*DIRECTION:* Set the lines down again exactly, first line through the line that contains "const plotBottom = 437;", with no pictures.
====== SOURCE DATA
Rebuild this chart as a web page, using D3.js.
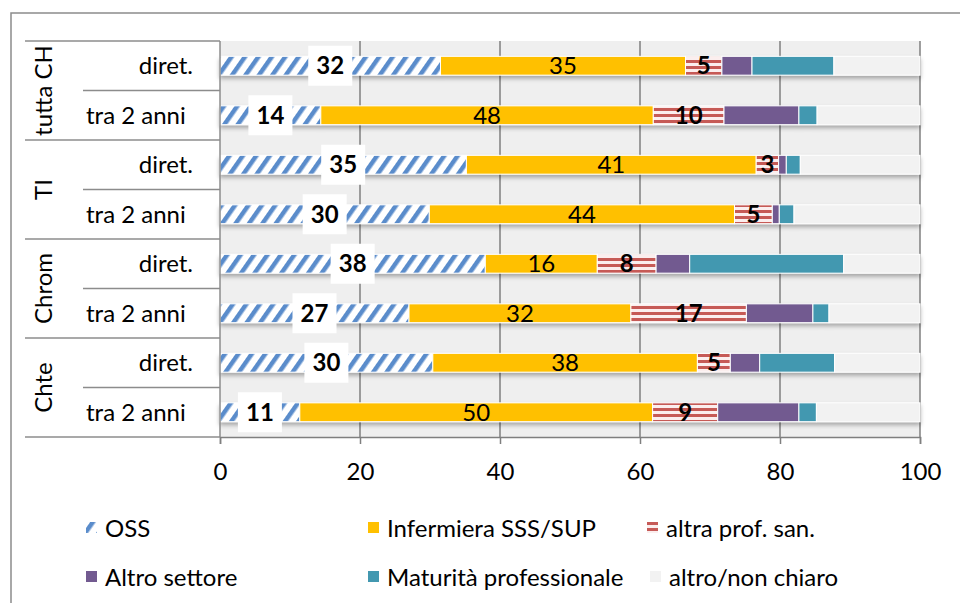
<!DOCTYPE html>
<html>
<head>
<meta charset="utf-8">
<script src="https://cdn.jsdelivr.net/npm/d3@7"></script>
<style>
  body { margin: 0; background: #fff; }
  text { font-family: Lato, "Open Sans", sans-serif; fill: #000; }
</style>
</head>
<body>
<div id="container"></div>
<script>
// Data (percent of respondents)
const groups = ["tutta CH", "TI", "Chrom", "Chte"];
const periods = ["diret.", "tra 2 anni"];
const series = ["OSS", "Infermiera SSS/SUP", "altra prof. san.", "Altro settore", "Maturità professionale", "altro/non chiaro"];
const oss = [31.5, 14.4, 35.2, 29.9, 37.9, 27.0, 30.4, 11.4];
const infermiera = [35.0, 47.5, 41.4, 43.6, 16.0, 31.7, 37.8, 50.4];
const altraProf = [5.2, 10.1, 3.2, 5.4, 8.4, 16.5, 4.7, 9.3];
const altroSettore = [4.3, 10.7, 1.1, 1.0, 4.8, 9.5, 4.2, 11.6];
const maturita = [11.7, 2.6, 2.0, 2.1, 22.0, 2.3, 10.7, 2.5];
const altroNonChiaro = [12.3, 14.7, 17.1, 18.0, 10.9, 13.0, 12.2, 14.8];
const xTicks = [0, 20, 40, 60, 80, 100];

const width = 960;
const height = 603;
const marginLeft = 220;
const marginRight = 40;
const marginTop = 41;
const plotBottom = 437;

const rows = groups.flatMap((g) => periods.map((p) => ({ group: g, period: p })));
const table = rows.map((r, i) => ({
  key: r.group + "|" + r.period,
  group: r.group,
  period: r.period,
  values: [oss[i], infermiera[i], altraProf[i], altroSettore[i], maturita[i], altroNonChiaro[i]]
}));

const x = d3.scaleLinear().domain([0, 100]).range([marginLeft, width - marginRight]);
const y = d3.scaleBand().domain(table.map((d) => d.key)).range([marginTop, plotBottom]).paddingInner(0.62).paddingOuter(0.31);

const svg = d3.create("svg").attr("width", width).attr("height", height);
const defs = svg.append("defs");

// stripe patterns
const pOss = defs.append("pattern").attr("id", "pOss").attr("patternUnits", "userSpaceOnUse")
  .attr("width", 11).attr("height", 11).attr("patternTransform", "rotate(35)");
pOss.append("rect").attr("width", 11).attr("height", 11).attr("fill", "#fff");
pOss.append("rect").attr("width", 4.5).attr("height", 11).attr("fill", "#5a8ccb");

const pAltra = defs.append("pattern").attr("id", "pAltra").attr("patternUnits", "userSpaceOnUse")
  .attr("width", 10).attr("height", 6);
pAltra.append("rect").attr("width", 10).attr("height", 6).attr("fill", "#fbeeee");
pAltra.append("rect").attr("y", 0).attr("width", 10).attr("height", 3).attr("fill", "#c65a57");

const shadow = defs.append("filter").attr("id", "shadow").attr("x", "-5%").attr("y", "-30%").attr("width", "110%").attr("height", "180%");
shadow.append("feDropShadow").attr("dx", 0).attr("dy", 3).attr("stdDeviation", 2)
  .attr("flood-color", "#000").attr("flood-opacity", 0.3);

const fills = ["url(#pOss)", "#ffc000", "url(#pAltra)", "#725a90", "#4398b0", "#f2f2f2"];

// outer chart border
svg.append("rect").attr("x", 11).attr("y", 13).attr("width", 1000).attr("height", 700)
  .attr("fill", "none").attr("stroke", "#8c8c8c").attr("stroke-width", 1.5);

// plot background
svg.append("rect").attr("x", x(0)).attr("y", marginTop).attr("width", x(100) - x(0)).attr("height", plotBottom - marginTop)
  .attr("fill", "#efefef");

// gridlines
svg.append("g").selectAll("line").data(xTicks.slice(1)).join("line")
  .attr("x1", (d) => x(d)).attr("x2", (d) => x(d))
  .attr("y1", marginTop).attr("y2", plotBottom)
  .attr("stroke", "#7f7f7f").attr("stroke-width", 1.5);

// stacked bars
const stack = table.map((d) => {
  let acc = 0;
  return d.values.map((v, j) => {
    const seg = { key: d.key, j, x0: acc, x1: acc + v, v };
    acc += v;
    return seg;
  });
});

const barG = svg.append("g").selectAll("g").data(stack).join("g").attr("filter", "url(#shadow)");
barG.selectAll("rect").data((d) => d).join("rect")
  .attr("x", (d) => x(d.x0))
  .attr("y", (d) => y(d.key))
  .attr("width", (d) => x(d.x1) - x(d.x0))
  .attr("height", y.bandwidth())
  .attr("fill", (d) => fills[d.j])
  .attr("stroke", "#fff")
  .attr("stroke-width", 1);

// labels
const labelG = svg.append("g");
stack.forEach((segs) => {
  const cy = y(segs[0].key) + y.bandwidth() / 2;
  const s0 = segs[0];
  const cx0 = x((s0.x0 + s0.x1) / 2);
  labelG.append("rect").attr("x", cx0 - 22).attr("y", cy - 20).attr("width", 44).attr("height", 40).attr("fill", "#fff");
  labelG.append("text").attr("x", cx0).attr("y", cy).attr("dy", "0.36em").attr("text-anchor", "middle")
    .attr("font-size", 24).attr("font-weight", "bold").text(Math.round(s0.v));
  const s1 = segs[1];
  labelG.append("text").attr("x", x((s1.x0 + s1.x1) / 2)).attr("y", cy).attr("dy", "0.36em").attr("text-anchor", "middle")
    .attr("font-size", 24).text(Math.round(s1.v));
  const s2 = segs[2];
  labelG.append("text").attr("x", x((s2.x0 + s2.x1) / 2)).attr("y", cy).attr("dy", "0.36em").attr("text-anchor", "middle")
    .attr("font-size", 24).attr("font-weight", "bold").text(Math.round(s2.v));
});

// x axis
const xAxis = svg.append("g").attr("transform", `translate(0,${plotBottom})`)
  .call(d3.axisBottom(x).tickValues(xTicks).tickSize(7).tickPadding(19));
xAxis.select(".domain").attr("stroke", "#7f7f7f").attr("stroke-width", 1.5);
xAxis.selectAll(".tick line").attr("stroke", "#7f7f7f").attr("stroke-width", 1.5);
xAxis.selectAll(".tick text").attr("font-size", 24).attr("font-family", "Lato, sans-serif").attr("fill", "#000");

// category table on the left
const catG = svg.append("g").attr("stroke", "#8c8c8c").attr("stroke-width", 1.5);
catG.append("line").attr("x1", x(0)).attr("x2", x(0)).attr("y1", marginTop).attr("y2", plotBottom);
groups.forEach((g, i) => {
  const top = marginTop + i * 2 * y.step();
  catG.append("line").attr("x1", 25).attr("x2", x(0)).attr("y1", top).attr("y2", top);
  catG.append("line").attr("x1", 83).attr("x2", x(0)).attr("y1", top + y.step()).attr("y2", top + y.step());
});
catG.append("line").attr("x1", 25).attr("x2", x(0)).attr("y1", plotBottom).attr("y2", plotBottom);

groups.forEach((g, i) => {
  const cy = marginTop + (i * 2 + 1) * y.step();
  svg.append("text").attr("transform", `translate(43,${cy}) rotate(-90)`).attr("dy", "0.36em")
    .attr("text-anchor", "middle").attr("font-size", 24).text(g);
});
table.forEach((d) => {
  const cy = y(d.key) + y.bandwidth() / 2;
  const t = svg.append("text").attr("y", cy).attr("dy", "0.36em").attr("font-size", 24).text(d.period);
  if (d.period === periods[0]) t.attr("x", 193).attr("text-anchor", "end");
  else t.attr("x", 86);
});

// legend
const legendPos = [[86, 528], [368, 528], [647, 528], [86, 577], [368, 577], [650, 577]];
const leg = svg.append("g").selectAll("g").data(series).join("g")
  .attr("transform", (d, i) => `translate(${legendPos[i][0]},${legendPos[i][1]})`);
leg.append("rect").attr("x", 0).attr("y", -6).attr("width", 11).attr("height", 11)
  .attr("fill", (d, i) => fills[i]);
leg.append("text").attr("x", 19).attr("dy", "0.36em").attr("font-size", 24).text((d) => d);

document.getElementById("container").append(svg.node());
</script>
</body>
</html>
============
*WRITTEN REPLY:*
Rebuild this chart as a web page, using D3.js.
<!DOCTYPE html>
<html>
<head>
<meta charset="utf-8">
<script src="https://cdn.jsdelivr.net/npm/d3@7"></script>
<style>
  body { margin: 0; background: #fff; }
  text { font-family: Lato, "Open Sans", sans-serif; fill: #000; }
</style>
</head>
<body>
<div id="container"></div>
<script>
// Data (percent of respondents)
const groups = ["tutta CH", "TI", "Chrom", "Chte"];
const periods = ["diret.", "tra 2 anni"];
const series = ["OSS", "Infermiera SSS/SUP", "altra prof. san.", "Altro settore", "Maturità professionale", "altro/non chiaro"];
const oss = [31.5, 14.4, 35.2, 29.9, 37.9, 27.0, 30.4, 11.4];
const infermiera = [35.0, 47.5, 41.4, 43.6, 16.0, 31.7, 37.8, 50.4];
const altraProf = [5.2, 10.1, 3.2, 5.4, 8.4, 16.5, 4.7, 9.3];
const altroSettore = [4.3, 10.7, 1.1, 1.0, 4.8, 9.5, 4.2, 11.6];
const maturita = [11.7, 2.6, 2.0, 2.1, 22.0, 2.3, 10.7, 2.5];
const altroNonChiaro = [12.3, 14.7, 17.1, 18.0, 10.9, 13.0, 12.2, 14.8];
const xTicks = [0, 20, 40, 60, 80, 100];

const width = 960;
const height = 603;
const marginLeft = 220;
const marginRight = 40;
const marginTop = 41;
const plotBottom = 437;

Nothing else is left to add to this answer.